— START OF Information shown —

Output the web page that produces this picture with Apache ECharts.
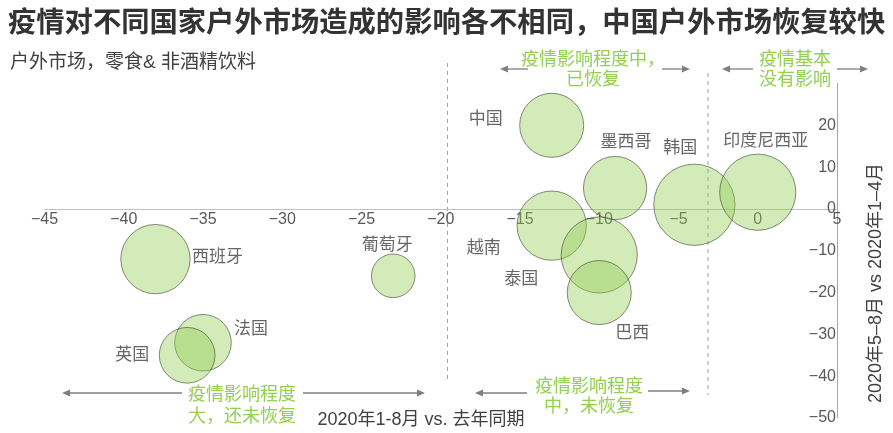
<!DOCTYPE html>
<html>
<head>
<meta charset="utf-8">
<script src="https://cdn.jsdelivr.net/npm/echarts@6/dist/echarts.min.js"></script>
<style>
  html, body { margin: 0; padding: 0; background: #fff; }
  #chart { width: 893px; height: 433px; }
</style>
</head>
<body>
<div id="chart"></div>
<script>
// 国家 / 2020年1-8月 vs 去年同期 / 2020年5-8月 vs 2020年1-4月 / 市场规模
var countries = ["西班牙", "葡萄牙", "法国", "英国", "中国", "墨西哥", "韩国", "印度尼西亚", "越南", "泰国", "巴西"];
var yoyChange = [-38, -23, -35, -36, -13, -9, -4, 0, -13, -10, -10];
var recovery = [-12, -16, -32, -35, 20, 5, 1, 4, -4, -11, -20];
var marketSize = [48, 19, 32, 31, 41, 40, 66, 58, 48, 58, 41];

// 标签相对气泡中心的偏移
var labelOffset = [[62, -2], [-6, -31], [48, -13], [-55, 0], [-66, -6], [11, -46],
                   [-14, -56], [8, -51], [-68, 23], [-78, 24], [33, 41]];

var cjk = "'Liberation Sans', 'Noto Sans CJK SC', sans-serif";
var green = "#92d050";
var grey = "#7f7f7f";

var gridTop = 83.5, gridBottom = 15, chartH = 433;
var yMin = -50, yMax = 30;
// x轴放在 y=0 处
var xAxisOffset = -(0 - yMin) / (yMax - yMin) * (chartH - gridTop - gridBottom);

function fmt(v) {
    return String(v).replace("-", "\u2212");
}

// 箭头：从 x1 画到 x2，箭头在 x2
function arrow(x1, y, x2) {
    var dir = x2 > x1 ? 1 : -1;
    return {
        type: "group",
        children: [
            { type: "line", shape: { x1: x1, y1: y, x2: x2 - dir * 6, y2: y },
              style: { stroke: grey, lineWidth: 1.3 } },
            { type: "polygon", shape: { points: [[x2, y], [x2 - dir * 8, y - 3.5], [x2 - dir * 8, y + 3.5]] },
              style: { fill: grey } }
        ]
    };
}

function note(text, x, y, lh) {
    return {
        type: "text",
        style: { text: text, x: x, y: y, textAlign: "center", textVerticalAlign: "middle",
                 font: "18px " + cjk, fill: green, lineHeight: lh }
    };
}

function vdash(x, y1, y2) {
    return { type: "line", shape: { x1: x, y1: y1, x2: x, y2: y2 },
             style: { stroke: "#a5a59a", lineWidth: 1, lineDash: [4, 4] } };
}

var data = countries.map(function (c, i) {
    return {
        name: c,
        value: [yoyChange[i], recovery[i], marketSize[i]],
        label: { offset: labelOffset[i] }
    };
});

var myChart = echarts.init(document.getElementById("chart"));
var option = {
    animation: false,
    grid: { left: 44.5, right: 56, top: gridTop, bottom: gridBottom },
    xAxis: {
        type: "value",
        min: -45, max: 5, interval: 5,
        offset: xAxisOffset,
        axisLine: { onZero: false, lineStyle: { color: "#bfbfbf", width: 1 } },
        axisTick: { show: false },
        splitLine: { show: false },
        axisLabel: { color: "#595959", fontSize: 16, fontFamily: cjk, margin: 3, formatter: fmt }
    },
    yAxis: {
        type: "value",
        position: "right",
        min: yMin, max: yMax, interval: 10,
        axisLine: { show: true, onZero: false, lineStyle: { color: "#a6a6a6", width: 1 } },
        axisTick: { show: false },
        splitLine: { show: false },
        axisLabel: { inside: true, margin: 1, color: "#595959", fontSize: 16, fontFamily: cjk,
                     showMaxLabel: false, formatter: fmt }
    },
    series: [{
        type: "scatter",
        data: data,
        symbolSize: function (v) { return Math.sqrt(v[2]) * 10; },
        itemStyle: {
            color: "rgba(146,206,80,0.5)",
            borderColor: "rgba(55,65,45,0.75)",
            borderWidth: 1
        },
        label: {
            show: true,
            position: "inside",
            formatter: "{b}",
            color: "#404040",
            fontSize: 17,
            fontFamily: cjk
        },
        emphasis: { disabled: true }
    }],
    graphic: [
        { type: "text", style: { text: "疫情对不同国家户外市场造成的影响各不相同，中国户外市场恢复较快",
            x: 8, y: 24, textVerticalAlign: "middle", font: "bold 28.3px " + cjk, fill: "#333" } },
        { type: "text", style: { text: "户外市场，零食& 非酒精饮料",
            x: 10, y: 63, textVerticalAlign: "middle", font: "19px " + cjk, fill: "#404040" } },
        vdash(447.5, 63, 382),
        vdash(708, 73, 395),
        note("疫情影响程度中，\n已恢复", 593, 70, 20),
        arrow(528, 69, 500), arrow(662, 69, 690),
        note("疫情基本\n没有影响", 795, 70, 20),
        arrow(753, 69, 722), arrow(837, 69, 868),
        note("疫情影响程度\n大，还未恢复", 242, 406, 22),
        arrow(182, 393, 62), arrow(303, 393, 425),
        note("疫情影响程度\n中，未恢复", 589, 397, 20),
        arrow(527, 393, 475), arrow(648, 391, 690),
        { type: "text", style: { text: "2020年1-8月 vs. 去年同期",
            x: 421, y: 420, textAlign: "center", textVerticalAlign: "middle", font: "18px " + cjk, fill: "#404040" } },
        { type: "text", x: 876, y: 283, rotation: Math.PI / 2,
          style: { text: "2020年5–8月 vs 2020年1–4月", x: 0, y: 0, textAlign: "center",
                   textVerticalAlign: "middle", font: "18px " + cjk, fill: "#404040" } }
    ]
};
myChart.setOption(option);
window.addEventListener("resize", function () {
    myChart.resize();
});
</script>
</body>
</html>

— END OF Information shown —

> Task to complete: Leave the pictures out and reproduce exactly the lines from the top of the listing above through the line with "48, 58, 41];".

> Reply to the task:
Output the web page that produces this picture with Apache ECharts.
<!DOCTYPE html>
<html>
<head>
<meta charset="utf-8">
<script src="https://cdn.jsdelivr.net/npm/echarts@6/dist/echarts.min.js"></script>
<style>
  html, body { margin: 0; padding: 0; background: #fff; }
  #chart { width: 893px; height: 433px; }
</style>
</head>
<body>
<div id="chart"></div>
<script>
// 国家 / 2020年1-8月 vs 去年同期 / 2020年5-8月 vs 2020年1-4月 / 市场规模
var countries = ["西班牙", "葡萄牙", "法国", "英国", "中国", "墨西哥", "韩国", "印度尼西亚", "越南", "泰国", "巴西"];
var yoyChange = [-38, -23, -35, -36, -13, -9, -4, 0, -13, -10, -10];
var recovery = [-12, -16, -32, -35, 20, 5, 1, 4, -4, -11, -20];
var marketSize = [48, 19, 32, 31, 41, 40, 66, 58, 48, 58, 41];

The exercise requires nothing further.